Monday, April 25, 2011

Alice in April

The end is nigh, but the winter is over. It seems like during the winter people hibernate, resurfacing only with the first rays of that timid sun. A couple of weeks ago, I volunteered at a CARES event beautifying a park in Queens. Needless to say, the day was cold, too chilly for a day of picking up trash in a relatively clean park. It was nice though to see other alumni, from consultants to bankers (no surprise there), getting involved to get their monthly dose of community service. I met a couple of younglings just like myself who are exploring the city in hopes of finding some sense of direction. These past couple of weeks, I have come to accept the uncertainty of each particular path, each one of which we have to complete in our minds. There are so many corners in the city just like there are so many possibilities, each one obscured after so many calculated steps in our minds.

It is not hard to imagine that this draws me to another metaphor, the one of life being like a chess board. I know it sounds extremely nerdy, but I have been playing it a lot with my girlfriend. It is a healthy, competitive past time that we use to talk about our days while keeping our minds and love life active. Sound corny. You bet, but it is interesting the way in the game you have to envision the moves not only you will make but also the ones your opponent will make. Although I admit that in life there are no real opponents except idleness and pessimism, one does have to envision at least minimally the way each move will play out, taking into account a certain degree of uncertainty and surprise. It is strange to think of it in these terms but perhaps Lewis Carol’s imagination in Through the Looking Glass was not too far off.

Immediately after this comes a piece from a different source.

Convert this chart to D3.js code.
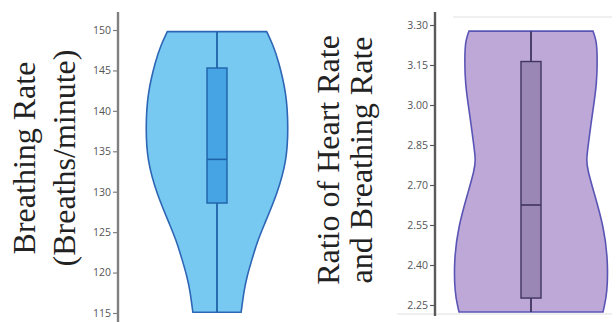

At this point in the fellowship, I have created options, a different set of possible moves, and it is a matter of which I think will get me to a given goal. That goal of course is subject to change, unlike the game, but it is important to stay true to it when you have an interest. It is too easy to fall into the trap of doing what every other Princetonian does because let’s face it who doesn’t want to make money? Saving the world is fun while we are ‘kids’ in college, but after one has to think about food, the bills, the future. Perhaps, I have always been an oddball, an outsider even to the Princeton world, something that makes it easier to define my own space, albeit one not entirely free from the pressures of family and peers.

So here I find myself, like Alice, a little older than when I started and tumbled down the rabbit hole, only now staring at a board full of different possible moves, reminding myself that at this point in the game, no decision is too egregious. I have grown wiser; this much is true, but I have also learned to revel in the endless towers that remind me of ivory pieces, bastions representing your options and what you want to avoid. This discourse, if it can be called that, seems hackneyed enough so I will end here on a positive note. Undoubtedly it is what happens as your draw closer to your goal that makes the journey, not that end, which as Eliot once put it might not be what you imagined it to be. Oh that I shall find that Ithaca is without question but that it, just like I, will be changed is the only certainty I can accurately calculate.

P.S. I have been writing short stories now in the city in hopes of building up to a novel. Creative life persists after Princeton.